**Directions:** Pictures stay out of the copy; restate everything else in the material exactly.

**Dataset section:**
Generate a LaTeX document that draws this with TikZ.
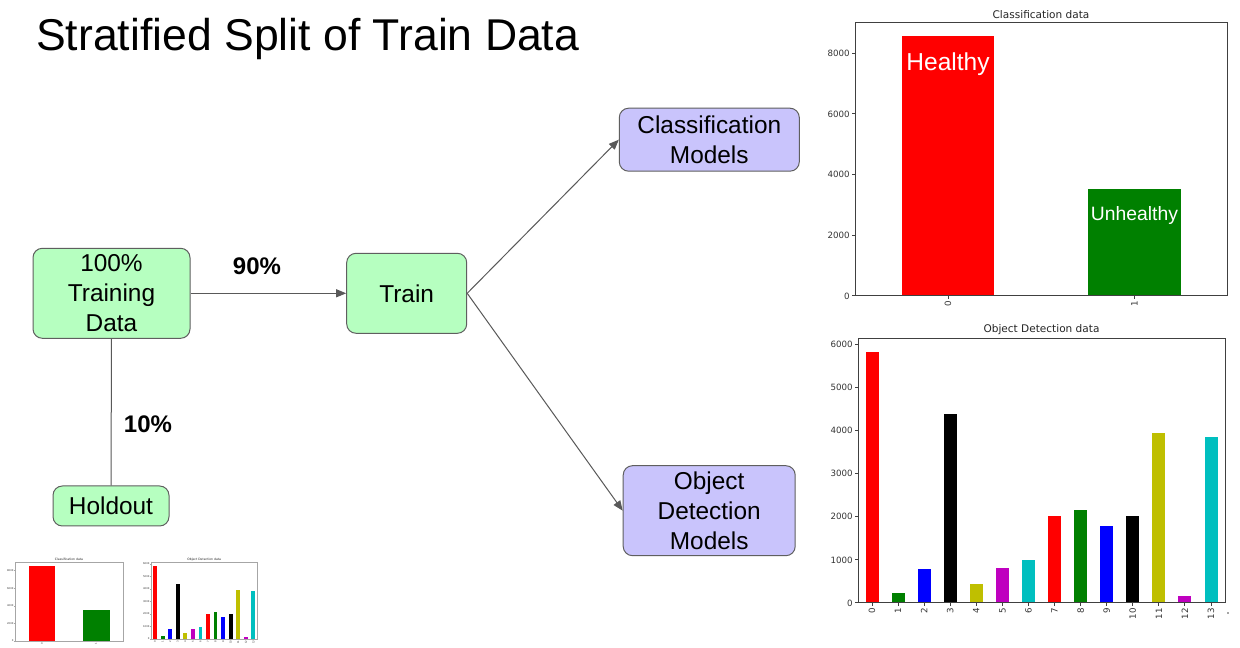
\documentclass[tikz,border=0pt]{standalone}
\usepackage{fontspec}
\setmainfont{Liberation Sans}
\newfontfamily\dejavu{DejaVu Sans}
\usetikzlibrary{arrows.meta}
\definecolor{boxgreen}{RGB}{182,255,192}
\definecolor{boxlav}{RGB}{201,196,252}
\definecolor{edgegray}{RGB}{95,95,95}
\definecolor{linegray}{RGB}{89,89,89}
\definecolor{mplgreen}{RGB}{0,128,0}
\definecolor{mply}{RGB}{191,191,0}
\definecolor{mplm}{RGB}{191,0,191}
\definecolor{mplc}{RGB}{0,191,191}
\tikzset{
 flowbox/.style={draw=edgegray, line width=0.75pt, rounded corners=7pt, align=center, inner sep=0pt, font=\fontsize{18.3}{22.5}\selectfont},
 conn/.style={draw=linegray, line width=0.75pt},
 arr/.style={conn, -{Triangle[length=7.5pt,width=6pt]}},
 pct/.style={font=\bfseries\fontsize{18}{22}\selectfont, inner sep=0pt},
 axisline/.style={draw=black!75, line width=0.75pt},
 ticklab/.style={font=\dejavu\fontsize{6.5}{7}\selectfont, text=black!80, inner sep=1pt},
 charttitle/.style={font=\dejavu\fontsize{7.9}{9}\selectfont, text=black!85, inner sep=1pt},
 barlab/.style={text=white, inner sep=0pt},
}
\newcommand\clschart[1]{%
 \fill[red] (47,0) rectangle (139,-260.3);
 \fill[mplgreen] (233,0) rectangle (326,-107);
 \foreach \v in {0,2000,4000,6000,8000}{
   \draw[axisline] (0,-\v*0.03034) -- ++(-3.5,0) node[ticklab, anchor=east] (#1y\v) {\v};}
 \foreach \i/\c in {0/93,1/279.5}{
   \draw[axisline] (\c,0) -- ++(0,3.5) node[ticklab, rotate=90, anchor=east] (#1x\i) {\i};}
 \draw[axisline] (0,0) rectangle (372,-273);
 \node[charttitle, anchor=south] (#1t) at (186,-276) {Classification data};
}
\newcommand\objchart[1]{%
 \foreach \i/\v/\col in {0/5814/red,1/225/mplgreen,2/788/blue,3/4376/black,4/448/mply,5/819/mplm,6/990/mplc,7/2018/red,8/2149/mplgreen,9/1793/blue,10/2018/black,11/3942/mply,12/170/mplm,13/3843/mplc}{
   \fill[\col] ({14+26.08*\i-6.5},0) rectangle ({14+26.08*\i+6.5},-\v*0.04312);
   \draw[axisline] ({14+26.08*\i},0) -- ++(0,3.5) node[ticklab, rotate=90, anchor=east] (#1x\i) {\i};
 }
 \foreach \v in {0,1000,2000,3000,4000,5000,6000}{
   \draw[axisline] (0,-\v*0.04312) -- ++(-3.5,0) node[ticklab, anchor=east] (#1y\v) {\v};}
 \draw[axisline] (0,0) rectangle (367,-264);
 \node[charttitle, anchor=south] (#1t) at (183.5,-267) {Object Detection data};
}
\begin{document}
\begin{tikzpicture}[x=0.75pt, y=-0.75pt]
\fill[white] (0,0) rectangle (1240,648);
\useasboundingbox (0,0) rectangle (1240,648);

\node[anchor=base west, inner sep=0pt, font=\fontsize{33.4}{40}\selectfont] (title) at (36,51) {Stratified Split of Train Data};

\node[flowbox, fill=boxgreen, minimum width=0.75*157pt, minimum height=0.75*90pt] (data) at (111.5,293.3) {100\%\\Training\\Data};
\node[flowbox, fill=boxgreen, minimum width=0.75*120pt, minimum height=0.75*80pt] (train) at (406.7,293.3) {Train};
\node[flowbox, fill=boxgreen, minimum width=0.75*116pt, minimum height=0.75*40pt] (hold) at (111,506) {Holdout};
\node[flowbox, fill=boxlav, minimum width=0.75*180pt, minimum height=0.75*63pt] (cls) at (709.3,139.7) {Classification\\Models};
\node[flowbox, fill=boxlav, minimum width=0.75*172pt, minimum height=0.75*90pt] (obj) at (709.2,510.7) {Object\\Detection\\Models};

\draw[arr] (data.east) -- (train.west);
\draw[conn] (data.south) -- (hold.north);
\draw[arr] (train.east) -- (cls.west);
\draw[arr] (train.east) -- (obj.west);
\node[pct] (p90) at (257,266) {90\%};
\node[pct] (p10) at (148,424) {10\%};

% big charts
\begin{scope}[shift={(855,296)}]
 \clschart{bc}
\end{scope}
\node[barlab, font=\fontsize{18.4}{22}\selectfont] (healthy) at (948,64) {Healthy};
\node[barlab, font=\fontsize{14.5}{18}\selectfont] (unhealthy) at (1134.5,216) {Unhealthy};
\begin{scope}[shift={(858,603)}]
 \objchart{bo}
\end{scope}
\fill[black!70] (1228,613) circle[radius=0.6pt];

% thumbnails
\begin{scope}[shift={(15,641)}, scale=0.29, transform shape, axisline/.style={draw=black!35, line width=0.35pt}]
 \clschart{tc}
\end{scope}
\begin{scope}[shift={(151,639)}, scale=0.29, transform shape, axisline/.style={draw=black!35, line width=0.35pt}]
 \objchart{to}
\end{scope}
\end{tikzpicture}
\end{document}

**Solution for this problem:**
Generate a LaTeX document that draws this with TikZ.
\documentclass[tikz,border=0pt]{standalone}
\usepackage{fontspec}
\setmainfont{Liberation Sans}
\newfontfamily\dejavu{DejaVu Sans}
\usetikzlibrary{arrows.meta}
\definecolor{boxgreen}{RGB}{182,255,192}
\definecolor{boxlav}{RGB}{201,196,252}
\definecolor{edgegray}{RGB}{95,95,95}
\definecolor{linegray}{RGB}{89,89,89}
\definecolor{mplgreen}{RGB}{0,128,0}
\definecolor{mply}{RGB}{191,191,0}
\definecolor{mplm}{RGB}{191,0,191}
\definecolor{mplc}{RGB}{0,191,191}
\tikzset{
 flowbox/.style={draw=edgegray, line width=0.75pt, rounded corners=7pt, align=center, inner sep=0pt, font=\fontsize{18.3}{22.5}\selectfont},
 conn/.style={draw=linegray, line width=0.75pt},
 arr/.style={conn, -{Triangle[length=7.5pt,width=6pt]}},
 pct/.style={font=\bfseries\fontsize{18}{22}\selectfont, inner sep=0pt},
 axisline/.style={draw=black!75, line width=0.75pt},
 ticklab/.style={font=\dejavu\fontsize{6.5}{7}\selectfont, text=black!80, inner sep=1pt},
 charttitle/.style={font=\dejavu\fontsize{7.9}{9}\selectfont, text=black!85, inner sep=1pt},
 barlab/.style={text=white, inner sep=0pt},
}
\newcommand\clschart[1]{%
 \fill[red] (47,0) rectangle (139,-260.3);
 \fill[mplgreen] (233,0) rectangle (326,-107);
 \foreach \v in {0,2000,4000,6000,8000}{
   \draw[axisline] (0,-\v*0.03034) -- ++(-3.5,0) node[ticklab, anchor=east] (#1y\v) {\v};}
 \foreach \i/\c in {0/93,1/279.5}{
   \draw[axisline] (\c,0) -- ++(0,3.5) node[ticklab, rotate=90, anchor=east] (#1x\i) {\i};}
 \draw[axisline] (0,0) rectangle (372,-273);
 \node[charttitle, anchor=south] (#1t) at (186,-276) {Classification data};
}
\newcommand\objchart[1]{%
 \foreach \i/\v/\col in {0/5814/red,1/225/mplgreen,2/788/blue,3/4376/black,4/448/mply,5/819/mplm,6/990/mplc,7/2018/red,8/2149/mplgreen,9/1793/blue,10/2018/black,11/3942/mply,12/170/mplm,13/3843/mplc}{
   \fill[\col] ({14+26.08*\i-6.5},0) rectangle ({14+26.08*\i+6.5},-\v*0.04312);
   \draw[axisline] ({14+26.08*\i},0) -- ++(0,3.5) node[ticklab, rotate=90, anchor=east] (#1x\i) {\i};
 }
 \foreach \v in {0,1000,2000,3000,4000,5000,6000}{
   \draw[axisline] (0,-\v*0.04312) -- ++(-3.5,0) node[ticklab, anchor=east] (#1y\v) {\v};}
 \draw[axisline] (0,0) rectangle (367,-264);
 \node[charttitle, anchor=south] (#1t) at (183.5,-267) {Object Detection data};
}
\begin{document}
\begin{tikzpicture}[x=0.75pt, y=-0.75pt]
\fill[white] (0,0) rectangle (1240,648);
\useasboundingbox (0,0) rectangle (1240,648);

\node[anchor=base west, inner sep=0pt, font=\fontsize{33.4}{40}\selectfont] (title) at (36,51) {Stratified Split of Train Data};

\node[flowbox, fill=boxgreen, minimum width=0.75*157pt, minimum height=0.75*90pt] (data) at (111.5,293.3) {100\%\\Training\\Data};
\node[flowbox, fill=boxgreen, minimum width=0.75*120pt, minimum height=0.75*80pt] (train) at (406.7,293.3) {Train};
\node[flowbox, fill=boxgreen, minimum width=0.75*116pt, minimum height=0.75*40pt] (hold) at (111,506) {Holdout};
\node[flowbox, fill=boxlav, minimum width=0.75*180pt, minimum height=0.75*63pt] (cls) at (709.3,139.7) {Classification\\Models};
\node[flowbox, fill=boxlav, minimum width=0.75*172pt, minimum height=0.75*90pt] (obj) at (709.2,510.7) {Object\\Detection\\Models};

\draw[arr] (data.east) -- (train.west);
\draw[conn] (data.south) -- (hold.north);
\draw[arr] (train.east) -- (cls.west);
\draw[arr] (train.east) -- (obj.west);
\node[pct] (p90) at (257,266) {90\%};
\node[pct] (p10) at (148,424) {10\%};

% big charts
\begin{scope}[shift={(855,296)}]
 \clschart{bc}
\end{scope}
\node[barlab, font=\fontsize{18.4}{22}\selectfont] (healthy) at (948,64) {Healthy};
\node[barlab, font=\fontsize{14.5}{18}\selectfont] (unhealthy) at (1134.5,216) {Unhealthy};
\begin{scope}[shift={(858,603)}]
 \objchart{bo}
\end{scope}
\fill[black!70] (1228,613) circle[radius=0.6pt];

% thumbnails
\begin{scope}[shift={(15,641)}, scale=0.29, transform shape, axisline/.style={draw=black!35, line width=0.35pt}]
 \clschart{tc}
\end{scope}
\begin{scope}[shift={(151,639)}, scale=0.29, transform shape, axisline/.style={draw=black!35, line width=0.35pt}]
 \objchart{to}
\end{scope}
\end{tikzpicture}
\end{document}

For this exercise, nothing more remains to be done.